Wednesday, February 3, 2010

What's a Syllabus?

Every semester I get an email from the department asking me for my syllabus. What the devil do they want from me?

A syllabus used to be easy to define: it was that piece of paper, or stapled pieces of paper, that the professor handed out the first day of class. Typically a syllabus had certain information in it, but really there was little consistency between professors and across disciplines. The one really consistent thing about the syllabus is that it was the first thing handed out in the semester. Anything that came after was just a "handout". Curious terminology.

When I began teaching virtual classes two things quickly became evident. First, that the "syllabus" took its character in part because of the synchronous nature of f2f teaching. It was the sequence, not the content, that characterized the syllabus. This was rendered irrelevant in a virtual class where *everything* was available from the first day. This forced me to re-think what a syllabus might be.

The second thing I realized was that a traditional syllabus was bounded by the medium. There were only so many pages you could hand to a student on the first day without scaring them to death, so a syllabus tended to be brief and summary. The "handouts" that followed were often elaborations on the syllabus--guides to writing, resources, research, additional reading, and so on. These could have all been handed out the first day and indeed in some disciplines I've seen a whole packet handed out and called a syllabus.

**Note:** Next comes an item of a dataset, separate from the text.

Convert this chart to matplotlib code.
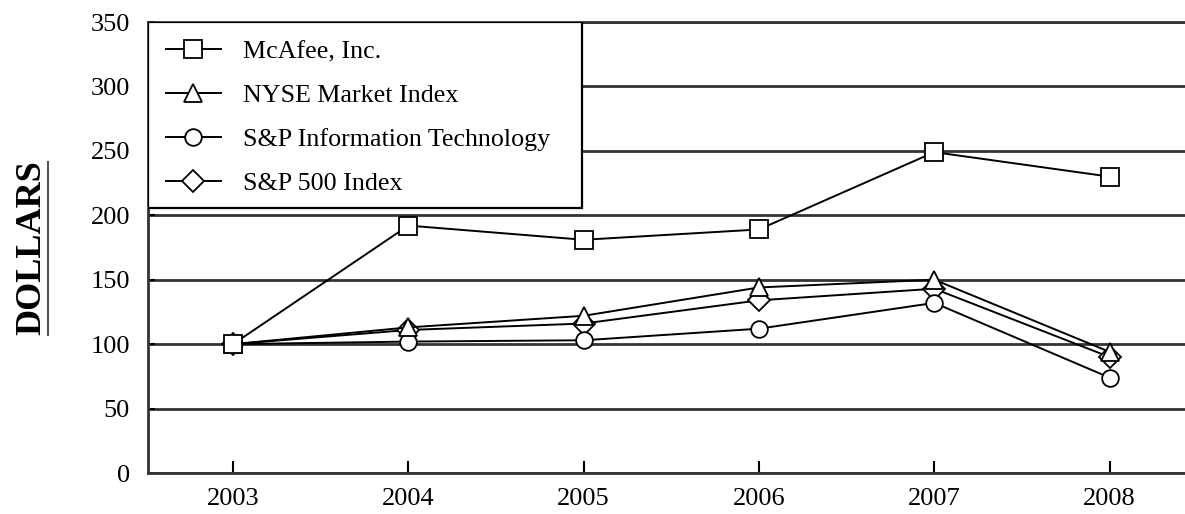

Online, though, there are no real boundaries. A "syllabus" could be as many pages as you liked. I came to understand that students do want a single-page (web page) summary of assignments. They want to know when the due dates are and what is due. My syllabus therefore tends to be very brief but highly linked. The items that are due, those need explanation, right? And due dates should be supplemented by a statement about late assignments and make-up policy. The term paper assignment needs explanation about my expectations, maybe a list of possible paper topics, and so on.

How much of that is the "syllabus"?

All of it. None of it. I've had semesters where I didn't use the word at all. There was a Schedule of Assignments, list of Required Readings, a Study Guide, etc., each as its own page.

But I'm back to a Syllabus page for one simple reason: to keep the History Department off my back. It's not their fault; it's the fault of the accreditation people. They're the ones who require a syllabus for every course, every semester, every teacher.

Here's the amusing part: they want paper. Seriously. The accreditation body wants a piece (or pieces) of paper for every course. That piece of paper needs to be titled "Syllabus". What's on it ... eh.

So our poor secretary has to dun the faculty every semester. She has to have a table where pieces of paper collect which she dutifully files into boxes. And for that jerk Knox, she has to print out a page.

It's bad enough she has to do all this, she shouldn't have to print out multiple pages. She shouldn't have to follow links and figure out what constitutes a syllabus. So I cut her a break and I have a single page with the word Syllabus at the top in nice big letters so she can print it, file it, and forget about it.

And that's what a syllabus is, around here.